# EXERCISE PROMPT
Exactly as written, quote every line that follows, skipping the images.

# GIVEN INFORMATION
________________________

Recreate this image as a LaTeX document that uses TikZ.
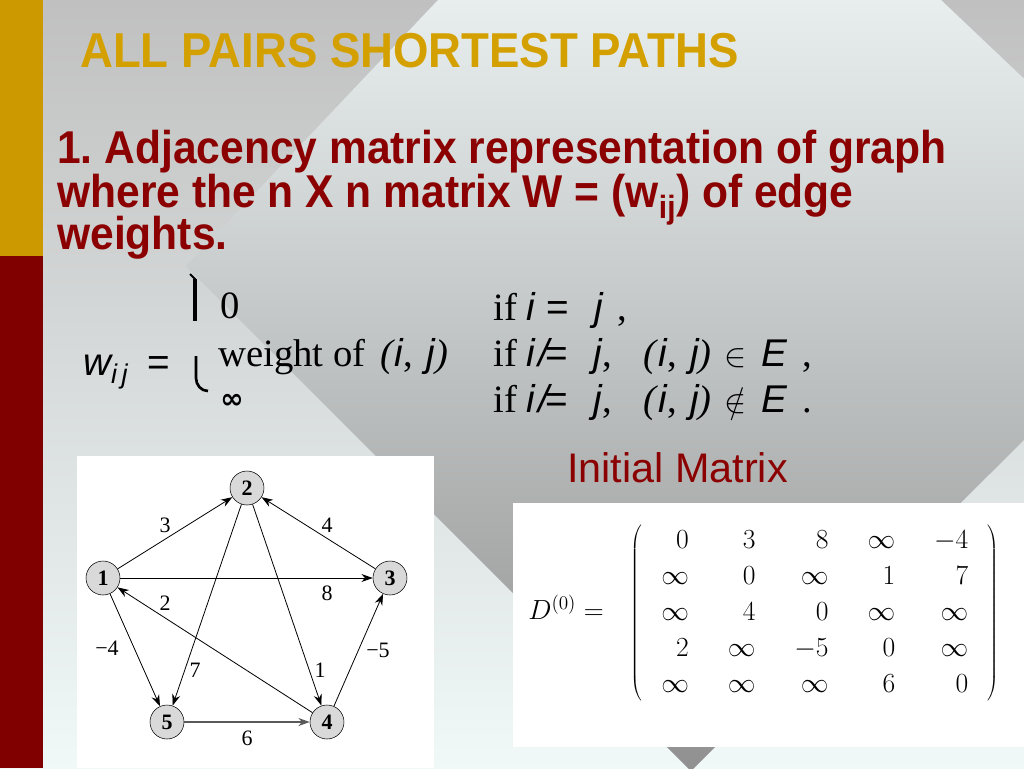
\documentclass[tikz,border=0pt]{standalone}
\usepackage{fontspec}
\setmainfont{Liberation Serif}
\setsansfont{Liberation Sans}
\newfontfamily\dejavu{DejaVu Sans}
\usetikzlibrary{arrows.meta}
\frenchspacing

\definecolor{bargold}{HTML}{CC9900}
\definecolor{titlegold}{HTML}{D4A000}
\definecolor{barred}{HTML}{800000}
\definecolor{textred}{HTML}{8B0000}
\definecolor{slidetop}{HTML}{C0C0C0}
\definecolor{slidebot}{HTML}{F0F8F8}
\definecolor{kitetop}{HTML}{E8EEEE}
\definecolor{kitebot}{HTML}{909090}

\newcommand{\sfit}[1]{{\sffamily\itshape #1}}

\begin{document}
\begin{tikzpicture}[x=0.75pt, y=-0.75pt]
    % Define styles
    \tikzset{
        heading/.style={anchor=base west, inner sep=0, text=titlegold, xscale=0.93, font=\fontsize{36.75}{40}\selectfont\sffamily\bfseries},
        bodyline/.style={anchor=base west, inner sep=0, text=textred, xscale=0.925, font=\fontsize{34.5}{40}\selectfont\sffamily\bfseries},
        formula/.style={anchor=base west, inner sep=0, font=\fontsize{29}{32}\selectfont},
        vertex/.style={circle, draw, fill=gray!30, minimum size=25.5pt, inner sep=0, font=\fontsize{16.5}{16.5}\selectfont\bfseries},
        weight/.style={inner sep=0, font=\fontsize{16.5}{16.5}\selectfont},
        edge/.style={->, >={Stealth[length=8.5pt, width=6pt]}, line width=0.6pt}
    }
    \useasboundingbox (0,0) rectangle (1024,768);

    % Slide background
    \shade[top color=slidetop, bottom color=slidebot] (0,0) rectangle (1024,768);
    \begin{scope}
        \clip (0,0) rectangle (1024,768);
        \shade[top color=kitetop, bottom color=kitebot] (438,0) -- (941,0) -- (1210,255) -- (691,771) -- (186,266) -- cycle;
    \end{scope}
    \fill[bargold] (0,0) rectangle (43,256);
    \fill[barred] (0,256) rectangle (43,768);

    % Title
    \node[heading] (title) at (80,67) {ALL PAIRS SHORTEST PATHS};

    % Definition text
    \node[bodyline] (adj1) at (57,163) {1. Adjacency matrix representation of graph};
    \node[bodyline] (adj2) at (57,207) {where the n X n matrix W = (w\textsubscript{ij}) of edge};
    \node[bodyline] (adj3) at (57,249) {weights.};

    % Weight formula
    \node[formula] (wdef) at (83,375) {\sfit{w}\textsubscript{\sfit{i\,j}}\ \ {\sffamily =}};
    \draw[line width=3pt] (195,279) -- (195,321);
    \draw[line width=1.5pt] (196,280) -- (190,274);
    \draw[line width=2pt] (196,356) -- (196,378) to[out=-90, in=180] (208,391);
    \node[formula] (case0) at (220,318) {0};
    \node[formula] (casew) at (218,366) {weight of\hspace{11pt}\textit{(}\sfit{i},\hspace{10pt}\sfit{j}\textit{)}};
    \node[formula] (caseinf) at (220,408) {\dejavu\bfseries\fontsize{21}{21}\selectfont ∞};
    \node[formula] (cond1) at (493,320) {if\hspace{7pt}\sfit{i}\hspace{9pt}{\sffamily =}\hspace{19pt}\sfit{j}\hspace{11pt},};
    \node[formula] (cond2) at (493,366) {if\hspace{7pt}\sfit{i}\hspace{3pt}\sfit{/}\kern-3pt{\sffamily =}\hspace{19pt}\sfit{j},\hspace{24pt}\textit{(}\sfit{i},\hspace{10pt}\sfit{j}\textit{)}\hspace{10pt}$\in$\hspace{11pt}\sfit{E}\hspace{11pt},};
    \node[formula] (cond3) at (493,412) {if\hspace{7pt}\sfit{i}\hspace{3pt}\sfit{/}\kern-3pt{\sffamily =}\hspace{19pt}\sfit{j},\hspace{24pt}\textit{(}\sfit{i},\hspace{10pt}\sfit{j}\textit{)}\hspace{10pt}$\notin$\hspace{11pt}\sfit{E}\hspace{11pt}.};

    % Graph picture
    \fill[white] (77,456) rectangle (434,768);
    \node[vertex] (n1) at (103,578) {1};
    \node[vertex] (n2) at (247,488) {2};
    \node[vertex] (n3) at (390,578) {3};
    \node[vertex] (n4) at (327,722) {4};
    \node[vertex] (n5) at (167,722) {5};

    \draw[edge] (n1) -- (n2);
    \draw[edge] (n3) -- (n2);
    \draw[edge] (n1) -- (n3);
    \draw[edge] (n4) -- (n1);
    \draw[edge] (n1) -- (n5);
    \draw[edge] (n2) -- (n5);
    \draw[edge] (n2) -- (n4);
    \draw[edge] (n4) -- (n3);
    \draw[edge, line width=1.3pt, gray!70!black] (n5) -- (n4);

    \node[weight] (w12) at (165,525) {3};
    \node[weight] (w32) at (327,525) {4};
    \node[weight] (w13) at (327,593) {8};
    \node[weight] (w41) at (165,603) {2};
    \node[weight] (w15) at (107,648) {−4};
    \node[weight] (w25) at (195,670) {7};
    \node[weight] (w24) at (320,670) {1};
    \node[weight] (w43) at (378,650) {−5};
    \node[weight] (w54) at (247,738) {6};

    % Initial matrix
    \node[anchor=base west, inner sep=0, text=textred, font=\fontsize{31}{32}\selectfont\sffamily] (initlabel) at (567,482) {Initial Matrix};
    \fill[white] (513,503) rectangle (1024,747);
    \node[anchor=west, inner sep=0, font=\fontsize{22.5}{27}\selectfont] (dmat) at (528,613) {$D^{(0)} =\hspace{14pt} \setlength{\arraycolsep}{14.6pt}\left(\begin{array}{rrrrr}
        0 & 3 & 8 & \infty & -4\\
        \infty & 0 & \infty & 1 & 7\\
        \infty & 4 & 0 & \infty & \infty\\
        2 & \infty & -5 & 0 & \infty\\
        \infty & \infty & \infty & 6 & 0
    \end{array}\right)$};
\end{tikzpicture}
\end{document}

________________________

# COMPLETE OUTPUT
Recreate this image as a LaTeX document that uses TikZ.
\documentclass[tikz,border=0pt]{standalone}
\usepackage{fontspec}
\setmainfont{Liberation Serif}
\setsansfont{Liberation Sans}
\newfontfamily\dejavu{DejaVu Sans}
\usetikzlibrary{arrows.meta}
\frenchspacing

\definecolor{bargold}{HTML}{CC9900}
\definecolor{titlegold}{HTML}{D4A000}
\definecolor{barred}{HTML}{800000}
\definecolor{textred}{HTML}{8B0000}
\definecolor{slidetop}{HTML}{C0C0C0}
\definecolor{slidebot}{HTML}{F0F8F8}
\definecolor{kitetop}{HTML}{E8EEEE}
\definecolor{kitebot}{HTML}{909090}

\newcommand{\sfit}[1]{{\sffamily\itshape #1}}

\begin{document}
\begin{tikzpicture}[x=0.75pt, y=-0.75pt]
    % Define styles
    \tikzset{
        heading/.style={anchor=base west, inner sep=0, text=titlegold, xscale=0.93, font=\fontsize{36.75}{40}\selectfont\sffamily\bfseries},
        bodyline/.style={anchor=base west, inner sep=0, text=textred, xscale=0.925, font=\fontsize{34.5}{40}\selectfont\sffamily\bfseries},
        formula/.style={anchor=base west, inner sep=0, font=\fontsize{29}{32}\selectfont},
        vertex/.style={circle, draw, fill=gray!30, minimum size=25.5pt, inner sep=0, font=\fontsize{16.5}{16.5}\selectfont\bfseries},
        weight/.style={inner sep=0, font=\fontsize{16.5}{16.5}\selectfont},
        edge/.style={->, >={Stealth[length=8.5pt, width=6pt]}, line width=0.6pt}
    }
    \useasboundingbox (0,0) rectangle (1024,768);

    % Slide background
    \shade[top color=slidetop, bottom color=slidebot] (0,0) rectangle (1024,768);
    \begin{scope}
        \clip (0,0) rectangle (1024,768);
        \shade[top color=kitetop, bottom color=kitebot] (438,0) -- (941,0) -- (1210,255) -- (691,771) -- (186,266) -- cycle;
    \end{scope}
    \fill[bargold] (0,0) rectangle (43,256);
    \fill[barred] (0,256) rectangle (43,768);

    % Title
    \node[heading] (title) at (80,67) {ALL PAIRS SHORTEST PATHS};

    % Definition text
    \node[bodyline] (adj1) at (57,163) {1. Adjacency matrix representation of graph};
    \node[bodyline] (adj2) at (57,207) {where the n X n matrix W = (w\textsubscript{ij}) of edge};
    \node[bodyline] (adj3) at (57,249) {weights.};

    % Weight formula
    \node[formula] (wdef) at (83,375) {\sfit{w}\textsubscript{\sfit{i\,j}}\ \ {\sffamily =}};
    \draw[line width=3pt] (195,279) -- (195,321);
    \draw[line width=1.5pt] (196,280) -- (190,274);
    \draw[line width=2pt] (196,356) -- (196,378) to[out=-90, in=180] (208,391);
    \node[formula] (case0) at (220,318) {0};
    \node[formula] (casew) at (218,366) {weight of\hspace{11pt}\textit{(}\sfit{i},\hspace{10pt}\sfit{j}\textit{)}};
    \node[formula] (caseinf) at (220,408) {\dejavu\bfseries\fontsize{21}{21}\selectfont ∞};
    \node[formula] (cond1) at (493,320) {if\hspace{7pt}\sfit{i}\hspace{9pt}{\sffamily =}\hspace{19pt}\sfit{j}\hspace{11pt},};
    \node[formula] (cond2) at (493,366) {if\hspace{7pt}\sfit{i}\hspace{3pt}\sfit{/}\kern-3pt{\sffamily =}\hspace{19pt}\sfit{j},\hspace{24pt}\textit{(}\sfit{i},\hspace{10pt}\sfit{j}\textit{)}\hspace{10pt}$\in$\hspace{11pt}\sfit{E}\hspace{11pt},};
    \node[formula] (cond3) at (493,412) {if\hspace{7pt}\sfit{i}\hspace{3pt}\sfit{/}\kern-3pt{\sffamily =}\hspace{19pt}\sfit{j},\hspace{24pt}\textit{(}\sfit{i},\hspace{10pt}\sfit{j}\textit{)}\hspace{10pt}$\notin$\hspace{11pt}\sfit{E}\hspace{11pt}.};

    % Graph picture
    \fill[white] (77,456) rectangle (434,768);
    \node[vertex] (n1) at (103,578) {1};
    \node[vertex] (n2) at (247,488) {2};
    \node[vertex] (n3) at (390,578) {3};
    \node[vertex] (n4) at (327,722) {4};
    \node[vertex] (n5) at (167,722) {5};

    \draw[edge] (n1) -- (n2);
    \draw[edge] (n3) -- (n2);
    \draw[edge] (n1) -- (n3);
    \draw[edge] (n4) -- (n1);
    \draw[edge] (n1) -- (n5);
    \draw[edge] (n2) -- (n5);
    \draw[edge] (n2) -- (n4);
    \draw[edge] (n4) -- (n3);
    \draw[edge, line width=1.3pt, gray!70!black] (n5) -- (n4);

    \node[weight] (w12) at (165,525) {3};
    \node[weight] (w32) at (327,525) {4};
    \node[weight] (w13) at (327,593) {8};
    \node[weight] (w41) at (165,603) {2};
    \node[weight] (w15) at (107,648) {−4};
    \node[weight] (w25) at (195,670) {7};
    \node[weight] (w24) at (320,670) {1};
    \node[weight] (w43) at (378,650) {−5};
    \node[weight] (w54) at (247,738) {6};

    % Initial matrix
    \node[anchor=base west, inner sep=0, text=textred, font=\fontsize{31}{32}\selectfont\sffamily] (initlabel) at (567,482) {Initial Matrix};
    \fill[white] (513,503) rectangle (1024,747);
    \node[anchor=west, inner sep=0, font=\fontsize{22.5}{27}\selectfont] (dmat) at (528,613) {$D^{(0)} =\hspace{14pt} \setlength{\arraycolsep}{14.6pt}\left(\begin{array}{rrrrr}
        0 & 3 & 8 & \infty & -4\\
        \infty & 0 & \infty & 1 & 7\\
        \infty & 4 & 0 & \infty & \infty\\
        2 & \infty & -5 & 0 & \infty\\
        \infty & \infty & \infty & 6 & 0
    \end{array}\right)$};
\end{tikzpicture}
\end{document}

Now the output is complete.